Em todos esses anos de atividade, ela diz já ter ouvido de tudo. ''Deitadas na maca, as clientes se sentem realmente em uma espécie de divã. Atendo muitas mulheres, e os casos de amor - desde brigas conjugais a encontros mais picantes - estão no topo da lista dos assuntos mais comentados. É difícil algo me chocar, mas se não concordo, tento não dar muita opinião, a menos que a pessoa em pergunte. Ainda assim, mantenho sempre uma postura neutra. Além disso, não comentar com outros é o princípio básico de uma relação ética.''
Para Célia, o que leva as pessoas a falarem de sua vida é a vontade de desabafar ou receber uma palavra de conforto, sem ser criticada. ''Não sou profissional da área de saúde mental, mas acabei desenvolvendo um método próprio para lidar com essas situações. Há momentos em que a pessoa quer apenas ser ouvida. Já, em outros, quer um conselho. Por isso, é necessário ter jogo de cintura'', observa.
Entre ceras de depilação, produtos de pele, acontece de mulheres irem até o salão só para conversar. ''Algumas chegam aqui dizendo que querem retocar a sobrancelha, fazer algum tratamento, mas na verdade eu sei que não é nada disso. Querem mesmo é bater papo, falar da vida. Eu não ligo, já me acostumei.
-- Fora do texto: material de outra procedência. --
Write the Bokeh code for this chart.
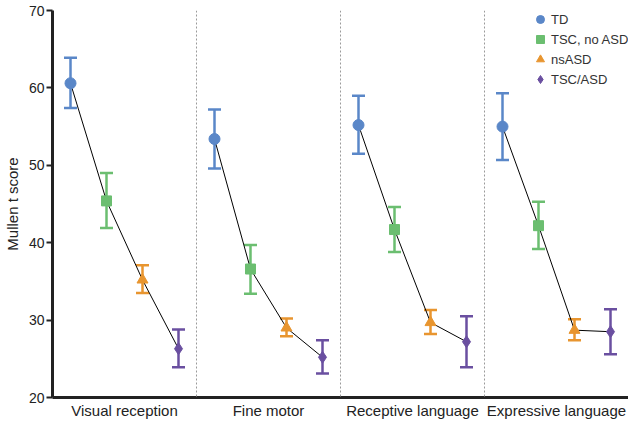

E noto que elas saem aliviadas, como se tirassem um peso das costas, só de falar.''
Sem dar nomes às protagonistas da história, Célia lembra que, certa vez, uma cliente ligou perguntando se ela sabia de alguma quitinete para alugar, já que estava se separando do marido. ''O tempo passou e ela retornou ao salão. Foi quando me disse que o apartamento era para ela, e que já estava separada. Ela não contou a ninguém da família e preferiu contar só para mim, pois sabia que eu não iria interferir na decisão dela'', conta.